Authentic apology carries within it remorse and the resolve to change. At this time significant action is underway in Till country. The Tallahatchie Board of Supervisors created the Emmett Till Memorial Commission to honor the life and legacy of Emmett Till, restore the courthouse into an Emmett Till museum, establish an Emmett Till civil rights trail, create civil rights curriculum in local schools, and encourage multi-racial dialogue. The Commission functions under the wing of the William Winter Institute for Racial Reconciliation at the University of Mississippi. Institute director Susan M. Glisson says, “What we’re hoping is by dealing with the past, we will be able to avoid having terrible things like this happen in the future.”
Betty Pearson knows “the institute is absolutely essential…I’ve lived in Tallahatchie County for 60 years, and this is the first time I’ve seen adults – both black and white – sitting on an even basis and talking openly about common problems and needs. It is happening, and it’s needed to happen for a long, long time.”

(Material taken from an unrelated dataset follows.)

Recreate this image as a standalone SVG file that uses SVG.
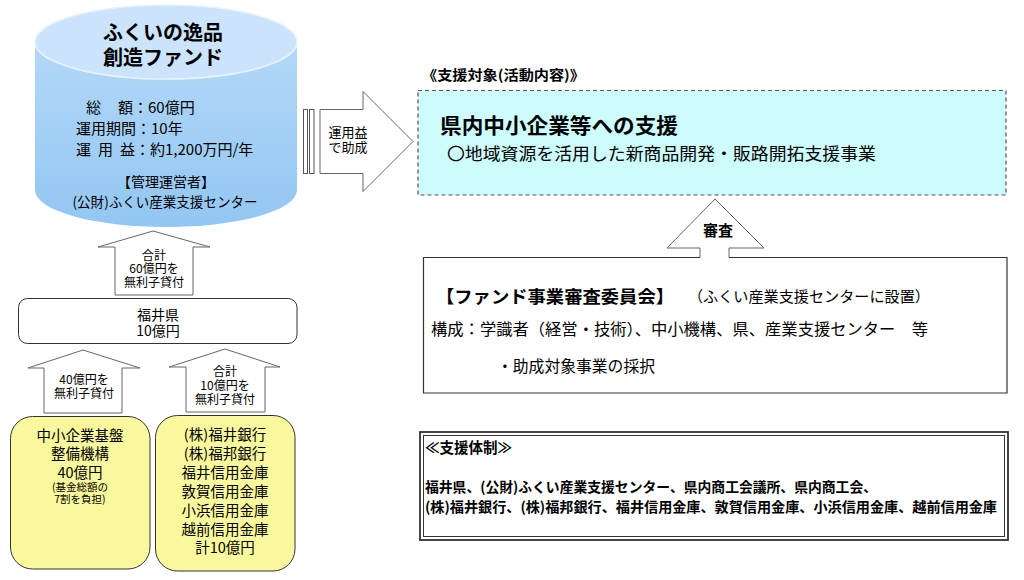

Many years ago Senator Jordan, the son of a sharecropper, was slapped by a white man for failing to address him as “sir.” Today when he supports a black candidate running for office or demands the Narcotics Task Force cannot be cut “when we’ve got drug trafficking running rampant across the task force district,” the “undercurrent of hostility” surfaces. Eggs have been thrown at his wife’s car. Windows of his home have been broken many times. Rather than retreat, he installed a video camera over his front door.
When Mrs. Till-Mobley looked out over the tense crowded courtroom from the stand, she could not have known that one black man and one white woman sitting in that room to bear witness, would be her allies to work for reconciliation. Senator David Jordan and Betty Pearson, each deeply affected by the trial, meet at the Sumner courthouse over fifty years later on a mission of healing and hope for the future.